There was also the fact that Breslin and she did, in a few degrees of separation way, have Captain MacGrath in common, Tess allowed. Enough that he’d somehow also infiltrated her dreams last night. But sometime during the predawn hours, she’d vowed to stop thinking about her errant, long-dead great-great-grandfather.
“Hey Tess.” Their conversation was interrupted by a tall, sandy-haired man sporting an unfortunate comb-over, who stopped by Tess’s desk on his way to the coffee bar. “I hear Vasilyev’s lawyer’s going after a federal habeas corpus ruling.”
Grigori “The Viper” Vasilyev was one of Tess’s more successful cases. Since it was also her first case when she’d joined the district attorney’s office, she’d been assigned to Jim Stevens, a veteran prosecutor. Although the Russian mobster had used the U.S. justice system for all it was w
orth, winning delay after delay, both Jim and Tess had remained adamant that the man should stand trial, and eventually he had, drawing a life-plus-twenty-year sentence for drugs, murder, conspiracy to commit murder, criminal assault, illegal gambling, and human trafficking.
After having lost his appeal on the judgment of conviction, and two years later another loss on a post-conviction appeal, his last-ditch attempt to claim that his constitutional rights had been violated in the Oregon court system because the infirmary hadn’t had a Russian-speaking doctor on staff when he’d suddenly come down with shortness of breath, rapid heartbeat, and chest pain (which had not proven to be a heart attack) didn’t surprise her.
“He’ll lose again. Just as he always does. Because he’s guilty as sin.”
And also because she had a witness willing to testify that not only was Vasilyev continuing to run his empire while in prison, he’d purposely injected himself with an overdose of anabolic steroids to cause the symptoms that would land him in the infirmary in the first place. Given that his English was as good as hers, Tess knew he’d gone through all that subterfuge in order to claim federal discrimination for anti-nationality reasons.

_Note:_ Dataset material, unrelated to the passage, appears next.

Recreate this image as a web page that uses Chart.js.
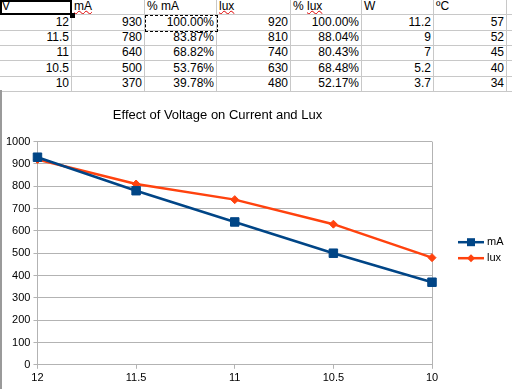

Granted, Vasilyev’s attorney would paint her informant to be a jailhouse snitch, which, indeed, he was. The low-level dealer to the prison gym rats was also hoping to cut a deal that would expunge infractions that had added more time to his sentence.
Adding yet another dark mark against him, he’d been the one who’d been selling the bulked-up Russian the illegal steroids in the first place.
But Tess had driven to the penitentiary in Salem herself, and while her work had admittedly made her cynical, she’d believed the informer who’d told her that The Viper was plotting yet another murder while inside those brick walls.
“Maybe so.” Bill Mitchell snagged a maple-glazed Long John from the bakery box. “But I sure as hell admire your guts. If I had your connections and mucho wine bucks, I’d blow this pop stand, buy myself my own tropical island, and live la dolce vita.”